> Stated exercise: Locate every line in the material below that has the word "with". Copy each of those lines.

— begin Extracted data —

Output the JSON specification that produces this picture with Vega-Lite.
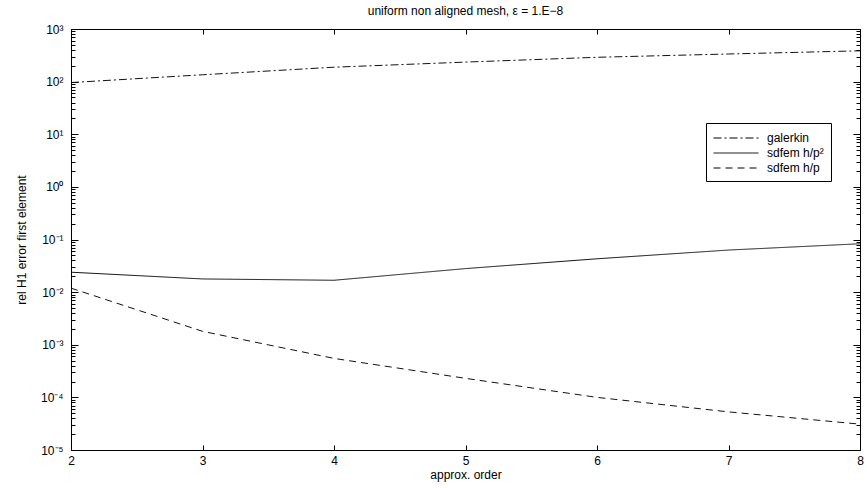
{
  "$schema": "https://vega.github.io/schema/vega-lite/v6.json",
  "width": 789,
  "height": 421,
  "autosize": {"type": "none"},
  "padding": {"left": 71, "top": 29, "right": 7, "bottom": 38},
  "background": "white",
  "title": {"text": "uniform non aligned mesh, ε = 1.E−8", "font": "Liberation Sans", "fontSize": 12, "fontWeight": "normal", "color": "black", "anchor": "middle", "offset": 5},
  "config": {"view": {"stroke": null}, "font": "Liberation Sans"},
  "data": {"values": [
    {"order": 2, "err": 96, "method": "galerkin"},
    {"order": 3, "err": 135, "method": "galerkin"},
    {"order": 4, "err": 188, "method": "galerkin"},
    {"order": 5, "err": 235, "method": "galerkin"},
    {"order": 6, "err": 290, "method": "galerkin"},
    {"order": 7, "err": 335, "method": "galerkin"},
    {"order": 8, "err": 385, "method": "galerkin"},
    {"order": 2, "err": 0.0239, "method": "sdfem h/p²"},
    {"order": 3, "err": 0.0178, "method": "sdfem h/p²"},
    {"order": 4, "err": 0.0168, "method": "sdfem h/p²"},
    {"order": 5, "err": 0.028, "method": "sdfem h/p²"},
    {"order": 6, "err": 0.043, "method": "sdfem h/p²"},
    {"order": 7, "err": 0.063, "method": "sdfem h/p²"},
    {"order": 8, "err": 0.083, "method": "sdfem h/p²"},
    {"order": 2, "err": 0.0119, "method": "sdfem h/p"},
    {"order": 3, "err": 0.0018, "method": "sdfem h/p"},
    {"order": 4, "err": 0.00055, "method": "sdfem h/p"},
    {"order": 5, "err": 0.00023, "method": "sdfem h/p"},
    {"order": 6, "err": 0.0001, "method": "sdfem h/p"},
    {"order": 7, "err": 0.000053, "method": "sdfem h/p"},
    {"order": 8, "err": 0.000031, "method": "sdfem h/p"}
  ]},
  "layer": [
    {
      "mark": {"type": "line", "color": "#111111", "strokeWidth": 1},
      "encoding": {
        "x": {"field": "order", "type": "quantitative",
          "scale": {"domain": [2, 8], "nice": false, "zero": false},
          "axis": {"orient": "bottom", "values": [2, 3, 4, 5, 6, 7, 8], "title": "approx. order", "grid": false,
            "domainColor": "black", "domainWidth": 1, "tickColor": "black", "tickSize": -5, "tickWidth": 1,
            "labelFont": "Liberation Sans", "labelFontSize": 12, "labelColor": "black", "labelPadding": 10, "labelFlush": false,
            "titleFont": "Liberation Sans", "titleFontSize": 12, "titleFontWeight": "normal", "titleColor": "black", "titlePadding": 3}},
        "y": {"field": "err", "type": "quantitative",
          "scale": {"type": "log", "domain": [0.00001, 1000], "nice": false},
          "axis": {"orient": "left", "grid": false,
            "values": [0.00001,0.00002,0.00003,0.00004,0.00005,0.00006,0.00007,0.00008,0.00009,
                       0.0001,0.0002,0.0003,0.0004,0.0005,0.0006,0.0007,0.0008,0.0009,
                       0.001,0.002,0.003,0.004,0.005,0.006,0.007,0.008,0.009,
                       0.01,0.02,0.03,0.04,0.05,0.06,0.07,0.08,0.09,
                       0.1,0.2,0.3,0.4,0.5,0.6,0.7,0.8,0.9,
                       1,2,3,4,5,6,7,8,9,
                       10,20,30,40,50,60,70,80,90,
                       100,200,300,400,500,600,700,800,900,1000],
            "labelExpr": "abs(log(datum.value)/LN10 - round(log(datum.value)/LN10)) < 0.000001 ? ['10⁻⁵','10⁻⁴','10⁻³','10⁻²','10⁻¹','10⁰','10¹','10²','10³'][round(log(datum.value)/LN10)+5] : ''",
            "tickSize": {"condition": {"test": "abs(log(datum.value)/LN10 - round(log(datum.value)/LN10)) < 0.000001", "value": -7}, "value": -4},
            "title": "rel H1 error first element",
            "domainColor": "black", "domainWidth": 1, "tickColor": "black", "tickWidth": 1,
            "labelFont": "Liberation Sans", "labelFontSize": 12, "labelColor": "black", "labelPadding": 15, "labelFlush": false, "labelOverlap": false,
            "titleFont": "Liberation Sans", "titleFontSize": 12, "titleFontWeight": "normal", "titleColor": "black", "titlePadding": 12}},
        "strokeDash": {"field": "method", "type": "nominal",
          "scale": {"domain": ["galerkin", "sdfem h/p²", "sdfem h/p"], "range": [[8, 3, 2, 3], [1, 0], [7, 5]]},
          "legend": {"orient": "none", "legendX": 635, "legendY": 94, "title": null,
            "strokeColor": "black", "fillColor": "white", "padding": 7,
            "symbolType": "M-1,0H5", "symbolSize": 225, "symbolStrokeWidth": 1, "symbolStrokeColor": "black",
            "labelFont": "Liberation Sans", "labelFontSize": 12, "labelColor": "black", "labelOffset": 38, "rowPadding": 1}}
      }
    },
    {
      "mark": {"type": "line", "opacity": 0},
      "encoding": {
        "x": {"field": "order", "type": "quantitative",
          "axis": {"orient": "top", "values": [2, 3, 4, 5, 6, 7, 8], "labels": false, "title": null, "grid": false,
            "domainColor": "black", "domainWidth": 1, "tickColor": "black", "tickSize": -5, "tickWidth": 1}},
        "y": {"field": "err", "type": "quantitative",
          "axis": {"orient": "right", "labels": false, "title": null, "grid": false,
            "values": [0.00001,0.00002,0.00003,0.00004,0.00005,0.00006,0.00007,0.00008,0.00009,
                       0.0001,0.0002,0.0003,0.0004,0.0005,0.0006,0.0007,0.0008,0.0009,
                       0.001,0.002,0.003,0.004,0.005,0.006,0.007,0.008,0.009,
                       0.01,0.02,0.03,0.04,0.05,0.06,0.07,0.08,0.09,
                       0.1,0.2,0.3,0.4,0.5,0.6,0.7,0.8,0.9,
                       1,2,3,4,5,6,7,8,9,
                       10,20,30,40,50,60,70,80,90,
                       100,200,300,400,500,600,700,800,900,1000],
            "tickSize": {"condition": {"test": "abs(log(datum.value)/LN10 - round(log(datum.value)/LN10)) < 0.000001", "value": -7}, "value": -4},
            "domainColor": "black", "domainWidth": 1, "tickColor": "black", "tickWidth": 1}},
        "detail": {"field": "method", "type": "nominal"}
      }
    }
  ],
  "resolve": {"axis": {"x": "independent", "y": "independent"}}
}
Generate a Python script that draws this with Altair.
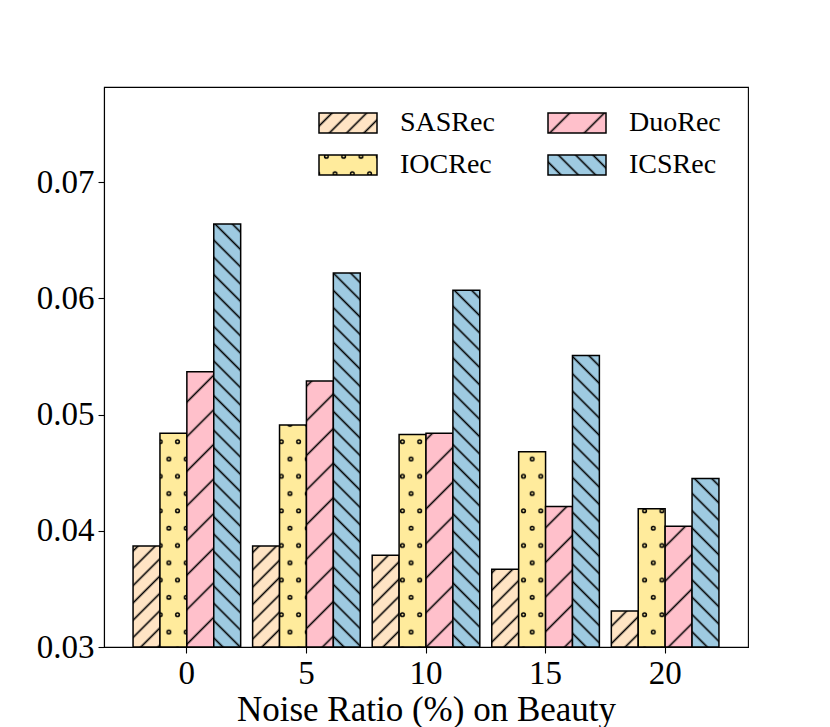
import altair as alt
import pandas as pd
import jinja2

# ---- data ----
noise = ["0", "5", "10", "15", "20"]
methods = ["SASRec", "IOCRec", "DuoRec", "ICSRec"]
sasrec = [0.0387, 0.0387, 0.0379, 0.0367, 0.0331]
iocrec = [0.0484, 0.0491, 0.0483, 0.0468, 0.0419]
duorec = [0.0537, 0.0529, 0.0484, 0.0421, 0.0404]
icsrec = [0.0664, 0.0622, 0.0607, 0.0551, 0.0445]
y_ticks = [0.03, 0.04, 0.05, 0.06, 0.07]

series = {"SASRec": sasrec, "IOCRec": iocrec, "DuoRec": duorec, "ICSRec": icsrec}
rows = []
for m in methods:
    for n, v in zip(noise, series[m]):
        rows.append({"noise": n, "method": m, "value": v})
df = pd.DataFrame(rows)

# ---- styles ----
FONT = "Liberation Serif"
colors = {"SASRec": "#ffe4c4", "IOCRec": "#ffeb9c", "DuoRec": "#ffc0cb", "ICSRec": "#9ecae1"}
pids = {"SASRec": "hatch_sas", "IOCRec": "hatch_ioc", "DuoRec": "hatch_duo", "ICSRec": "hatch_ics"}
HATCH_W = 1.6


def line_pattern(pid, color, axis_spacing, angle):
    p = axis_spacing / 2 ** 0.5
    return (
        f'<pattern id="{pid}" patternUnits="userSpaceOnUse" width="{p:.3f}" height="{p:.3f}" '
        f'patternTransform="rotate({angle})">'
        f'<rect x="-1" y="-1" width="{p + 2:.3f}" height="{p + 2:.3f}" fill="{color}"/>'
        f'<line x1="{p / 2:.3f}" y1="-1" x2="{p / 2:.3f}" y2="{p + 1:.3f}" stroke="#000" stroke-width="{HATCH_W}"/>'
        f"</pattern>"
    )


def dot_pattern(pid, color, s):
    return (
        f'<pattern id="{pid}" patternUnits="userSpaceOnUse" width="{s:.3f}" height="{2 * s:.3f}">'
        f'<rect x="-1" y="-1" width="{s + 2:.3f}" height="{2 * s + 2:.3f}" fill="{color}"/>'
        f'<circle cx="{s / 4:.3f}" cy="{s / 2:.3f}" r="1.8" fill="none" stroke="#000" stroke-width="1.5"/>'
        f'<circle cx="{3 * s / 4:.3f}" cy="{1.5 * s:.3f}" r="1.8" fill="none" stroke="#000" stroke-width="1.5"/>'
        f"</pattern>"
    )


defs = (
    line_pattern(pids["SASRec"], colors["SASRec"], 17.3, 45)
    + dot_pattern(pids["IOCRec"], colors["IOCRec"], 17.3)
    + line_pattern(pids["DuoRec"], colors["DuoRec"], 34.6, 45)
    + line_pattern(pids["ICSRec"], colors["ICSRec"], 17.3, -45)
)

TEMPLATE = jinja2.Template(
    """<!DOCTYPE html>
<html>
<head>
<meta charset="utf-8">
<style>
#{{ output_div }}.vega-embed { width: 100%; display: flex; }
#{{ output_div }}.vega-embed details, #{{ output_div }}.vega-embed details summary { position: relative; }
</style>
<script type="text/javascript" src="{{ base_url }}/vega@{{ vega_version }}"></script>
<script type="text/javascript" src="{{ base_url }}/vega-lite@{{ vegalite_version }}"></script>
<script type="text/javascript" src="{{ base_url }}/vega-embed@{{ vegaembed_version }}"></script>
</head>
<body>
<svg width="0" height="0" style="position:absolute;left:0;top:0" aria-hidden="true"><defs>__DEFS__</defs></svg>
<div id="{{ output_div }}"></div>
<script type="text/javascript">
  vegaEmbed("#{{ output_div }}", {{ spec }}, {{ embed_options }}).catch(function(err) {
    document.getElementById("{{ output_div }}").innerHTML = '<div class="error" style="color:red;">' + err + '</div>';
  });
</script>
</body>
</html>
""".replace("__DEFS__", defs)
)

# legend is filled column by column -> domain in bar order gives
# row 1: SASRec, DuoRec ; row 2: IOCRec, ICSRec
color_range = [f"url(#{pids[m]})" for m in methods]

chart = (
    alt.Chart(df)
    .mark_bar(stroke="black", strokeWidth=1.5, clip=True)
    .encode(
        x=alt.X(
            "noise:N",
            sort=noise,
            scale=alt.Scale(paddingInner=0.1, paddingOuter=0.243),
            axis=alt.Axis(
                title="Noise Ratio (%) on Beauty",
                labelAngle=0,
                labelPadding=4,
                titlePadding=2,
            ),
        ),
        xOffset=alt.XOffset("method:N", sort=methods, scale=alt.Scale(paddingInner=0, paddingOuter=0)),
        y=alt.Y(
            "value:Q",
            scale=alt.Scale(domain=[0.03, 0.0782], nice=False, zero=False),
            axis=alt.Axis(values=y_ticks, format=".2f", title=None, labelPadding=4),
        ),
        y2=alt.datum(0.03),
        color=alt.Color(
            "method:N",
            scale=alt.Scale(domain=methods, range=color_range),
            legend=alt.Legend(
                title=None,
                orient="none",
                legendX=214,
                legendY=25,
                columns=2,
                symbolType="M-1,-0.345H1V0.345H-1Z",
                symbolSize=3364,
                symbolStrokeColor="black",
                symbolStrokeWidth=1.5,
                symbolOpacity=1,
                labelFont=FONT,
                labelFontSize=28,
                labelColor="black",
                labelOffset=22,
                columnPadding=52,
                rowPadding=14,
                clipHeight=22,
            ),
        ),
    )
    .properties(width=644, height=560, padding={"left": 28, "top": 79, "right": 5, "bottom": 0})
    .configure_view(stroke="black", strokeWidth=1.1)
    .configure_axis(
        grid=False,
        labelFont=FONT,
        labelFontSize=33,
        labelColor="black",
        titleFont=FONT,
        titleFontSize=35,
        titleFontWeight="normal",
        titleColor="black",
        tickColor="black",
        tickSize=6,
        tickWidth=1.1,
        domainColor="black",
        domainWidth=1.1,
    )
)

chart.save("out.html", embed_options={"renderer": "svg", "actions": False}, template=TEMPLATE)
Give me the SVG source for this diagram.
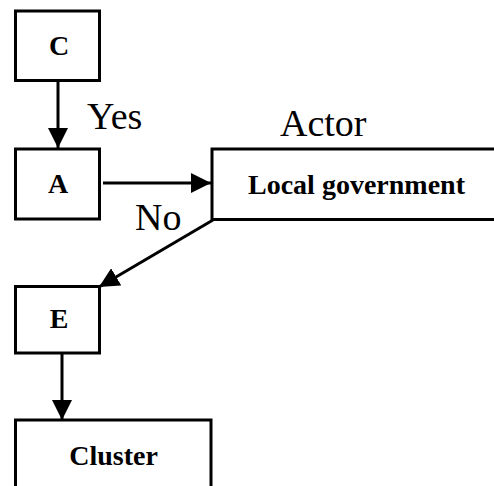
<svg xmlns="http://www.w3.org/2000/svg" width="494" height="486" viewBox="0 0 494 486">
  <defs>
    <marker id="head" markerUnits="userSpaceOnUse" markerWidth="20" markerHeight="20" viewBox="0 0 18 18" refX="18" refY="9" orient="auto">
      <path d="M0,0 L18,9 L0,18 Z" fill="#000"/>
    </marker>
    <style>
      .box { fill: #fff; stroke: #000; stroke-width: 3; }
      .edge { fill: none; stroke: #000; stroke-width: 3; marker-end: url(#head); }
      .lbl { font-weight: bold; font-size: 28px; fill: #000; text-anchor: middle; }
      .note { font-size: 38px; fill: #000; }
    </style>
  </defs>
  <rect width="494" height="486" fill="#fff"/>

  <g id="connectors">
    <path class="edge" d="M58,80 L58,148"/>
    <path class="edge" d="M103,183 L211,183"/>
    <path class="edge" d="M213,220 L99,287"/>
    <path class="edge" d="M62,353 L62,420"/>
  </g>

  <g font-family="Liberation Serif, Times New Roman, serif">
    <g id="node-c">
      <rect class="box" x="15.5" y="11" width="84" height="69.5"/>
      <text class="lbl" x="59" y="55">C</text>
    </g>

    <g id="node-a">
      <rect class="box" x="15.5" y="149" width="84" height="70"/>
      <text class="lbl" x="58" y="193">A</text>
    </g>

    <g id="node-local-government">
      <path class="box" d="M500,149 L212,149 L212,219.5 L500,219.5"/>
      <text class="lbl" x="356.5" y="194">Local government</text>
    </g>

    <g id="node-e">
      <rect class="box" x="15.5" y="286.5" width="84" height="66.5"/>
      <text class="lbl" x="59" y="328">E</text>
    </g>

    <g id="node-cluster">
      <path class="box" d="M15.5,490 L15.5,420 L211,420 L211,490"/>
      <text class="lbl" x="113.5" y="465">Cluster</text>
    </g>

    <g id="labels">
      <text class="note" x="87" y="129">Yes</text>
      <text class="note" x="280" y="136">Actor</text>
      <text class="note" x="135" y="230">No</text>
    </g>
  </g>
</svg>
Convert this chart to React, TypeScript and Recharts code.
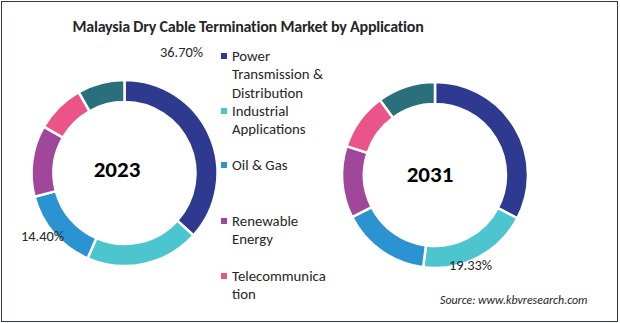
import { PieChart, Pie, Cell } from "recharts";

const categories = [
  "Power Transmission & Distribution",
  "Industrial Applications",
  "Oil & Gas",
  "Renewable Energy",
  "Telecommunication",
  "Others",
];
const legendLines = [
  ["Power", "Transmission &", "Distribution"],
  ["Industrial", "Applications"],
  ["Oil & Gas"],
  ["Renewable", "Energy"],
  ["Telecommunica", "tion"],
];
const legendTops = [47, 102, 156, 212, 267];
const colors = ["#2d3a8f", "#4dc5cf", "#2b93d1", "#a0479c", "#ea5488", "#29707c"];
const values2023 = [36.7, 19.8, 14.4, 12.4, 8.5, 8.2];
const values2031 = [32.7, 19.33, 15.5, 12.5, 9.9, 10.07];

const toRows = (vals: number[]) => categories.map((name, i) => ({ name, value: vals[i] }));

const font = "Calibri, Carlito, 'Open Sans', sans-serif";

export default function App() {
  return (
    <div
      style={{
        position: "absolute",
        left: 0,
        top: 0,
        width: 620,
        height: 323,
        background: "#fff",
        fontFamily: font,
        overflow: "hidden",
      }}
    >
      <div
        style={{
          position: "absolute",
          left: 1,
          top: 1,
          width: 615,
          height: 319,
          border: "1.5px solid #2b3a45",
        }}
      />
      <div
        style={{
          position: "absolute",
          left: 0,
          width: 496,
          top: 17,
          textAlign: "center",
          fontSize: 16,
          fontWeight: 700,
          color: "#262626",
          letterSpacing: -0.2,
        }}
      >
        Malaysia Dry Cable Termination Market by Application
      </div>
      <PieChart width={620} height={323} style={{ position: "absolute", left: 0, top: 0 }}>
        <Pie
          data={toRows(values2023)}
          dataKey="value"
          cx={119.5}
          cy={168}
          innerRadius={71}
          outerRadius={93}
          startAngle={90}
          endAngle={-270}
          stroke="#fff"
          strokeWidth={2.5}
          isAnimationActive={false}
        >
          {colors.map((c) => (
            <Cell key={c} fill={c} />
          ))}
        </Pie>
        <Pie
          data={toRows(values2031)}
          dataKey="value"
          cx={430}
          cy={170}
          innerRadius={71}
          outerRadius={93}
          startAngle={90}
          endAngle={-270}
          stroke="#fff"
          strokeWidth={2.5}
          isAnimationActive={false}
        >
          {colors.map((c) => (
            <Cell key={c} fill={c} />
          ))}
        </Pie>
      </PieChart>
      <div style={{ position: "absolute", left: 67, width: 100, top: 155, textAlign: "center", fontSize: 23, fontWeight: 700, color: "#000" }}>
        2023
      </div>
      <div style={{ position: "absolute", left: 380, width: 100, top: 160, textAlign: "center", fontSize: 23, fontWeight: 700, color: "#000" }}>
        2031
      </div>
      <div style={{ position: "absolute", left: 160, top: 43, fontSize: 14.4, color: "#262626" }}>36.70%</div>
      <div style={{ position: "absolute", left: 21, top: 227, fontSize: 14.4, color: "#262626" }}>14.40%</div>
      <div style={{ position: "absolute", left: 449, top: 256, fontSize: 14.4, color: "#262626" }}>19.33%</div>
      {legendLines.map((lines, i) => (
        <div key={i} style={{ position: "absolute", left: 221, top: legendTops[i], fontSize: 14.8, lineHeight: "18.3px", color: "#262626" }}>
          <span
            style={{
              position: "absolute",
              left: 0,
              top: 6,
              width: 6,
              height: 6,
              background: colors[i],
            }}
          />
          <div style={{ marginLeft: 11 }}>
            {lines.map((l) => (
              <div key={l} style={{ whiteSpace: "nowrap" }}>{l}</div>
            ))}
          </div>
        </div>
      ))}
      <div style={{ position: "absolute", left: 440, top: 293, fontSize: 11.9, fontStyle: "italic", color: "#262626" }}>
        Source: www.kbvresearch.com
      </div>
    </div>
  );
}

— end Extracted data —

> Task solution:
Output the JSON specification that produces this picture with Vega-Lite.
Generate a Python script that draws this with Altair.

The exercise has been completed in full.